Fast trains are a great way to travel. But the big upside of Alto lies in the economic boon and housing affordability high speed rail could deliver.
Canada has plenty of land, relatively few people, and a housing affordability problem.
What’s this got to do with high speed rail?
The discussion around housing affordability often stalls out at the conundrum of how to protect the asset values of those who own homes today, while at the same time giving those who want to own a home a chance to buy one, in an area where they would like to live.
Cutting development charges and taxes will help. So too will driving more investment in Canada that will strengthen incomes.
But we shouldn’t lose sight of the opportunity to stimulate economic activity and new housing in parts of the country that have less population density and less costly residential land.
Canada’s High Speed Rail project, called Alto, has real potential to help with this challenge. The Toronto-Quebec City corridor is home to 18 million people. The most powerful upside of Alto might be in stimulating business development and affordable, appealing housing along more places within the corridor.
The historical evidence of how this works is undeniable.
People settle where they can move goods and themselves at reasonable cost and efficiency. When the cost geography is improved, the settlement map changes.
The Erie Canal turned Buffalo, Rochester and Syracuse into boom towns. The St. Lawrence and Rideau Canal system helped develop places like Brockville, Kingston and Cornwall. The effect on Ottawa was a little different than originally intended, but the end result of a large and vibrant economy was the same.
The CPR was arguably Canada’s most obvious example of how transportation links define urban development. Route choices have had a massive impact and the same will be true of Alto’s final route choices.
In Britain, railways connected urban London with many small towns and rural areas, which have since become thriving urban communities.
Experiences in China and Japan showed that intermediate cities and towns along high speed rail routes can also experience significant upsides. In France, when the TGV connected Paris to Reims, Dijon and Strasbourg, housing demand in those towns surged. People kept working in Paris but bought larger, less expensive homes in connected cities.
Places along the potential Alto rail line stand to see economic benefits because they will be more integrated into the largest labour markets in the country.
Someone thinking about commuting to a job in downtown Toronto from Peterborough today, faces a drive, in painful traffic of at least 2 hours each way, optimistically. Most people won’t do that. The lifestyle trade off is too extreme,
But Alto could bring Peterborough from outside the plausible commuter zone to inside it, with a 35 minute comfortable train ride.
Changing distant cities and towns to “far suburbs” is where the housing affordability option really happens. It’s important to plan this out, and make sure that the land prices remain affordable while the market interest is developing, of course.
Public opinion on this project is still only lightly formed, but broadly positive. Across the country, most people (82%) support or are willing to go along with the project.

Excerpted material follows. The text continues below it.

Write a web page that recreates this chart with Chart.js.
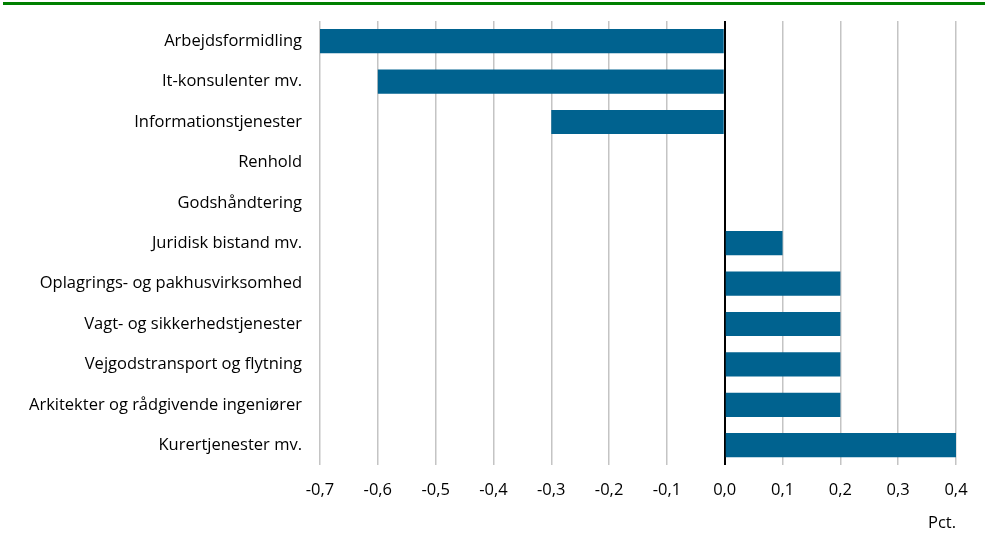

No doubt as the Alto conversation moves along, there will be questions raised about cost and route and right of way. All normal and healthy. But alongside these concerns, the proponents of the project have a great case to make, not only about comfortable and fast travel, but about helping solve a major challenge today.
Bringing plenty of focus to the impact of Alto on labour market integration, and lower cost housing for people who live along this corridor, will help broaden support, including among those who might never be in a position to use the route themselves.




Sorry Bruce - there is significant opposition to Alto, explicitly because it will not service communities or improve public transport outside of the major hubs it is supposed to link. And even then, in the absence of good tertiary routes (which do not exist and for which there are no plans or identified funding) there will be little incentive to use Alto for most travellers. 90B$ for an hour of time for limited travellers is ridiculous. The solution: improve the existing VIA service for a fraction of the cost by separating the passenger and freight track in the existing corridor. Higher frequency, reliable rail that services smaller communities along the way would spur settlement and commerce. Not ALTO as envisaged.
The point about Peterborough and similar smaller centre's is valid. What distresses me is that this could happen without vaulting to the land hungry expropriatory alto concept. Rail links already exist in this corridor. Rail service already exists, but it has been starved for investment for decades. Instead of starting from scratch, we need to work with that system, invest in faster tilting trains that don't need the straight lines to the horizon, add more trains to the schedule, try battery electric trains, and in the end send half as much money for twice the service.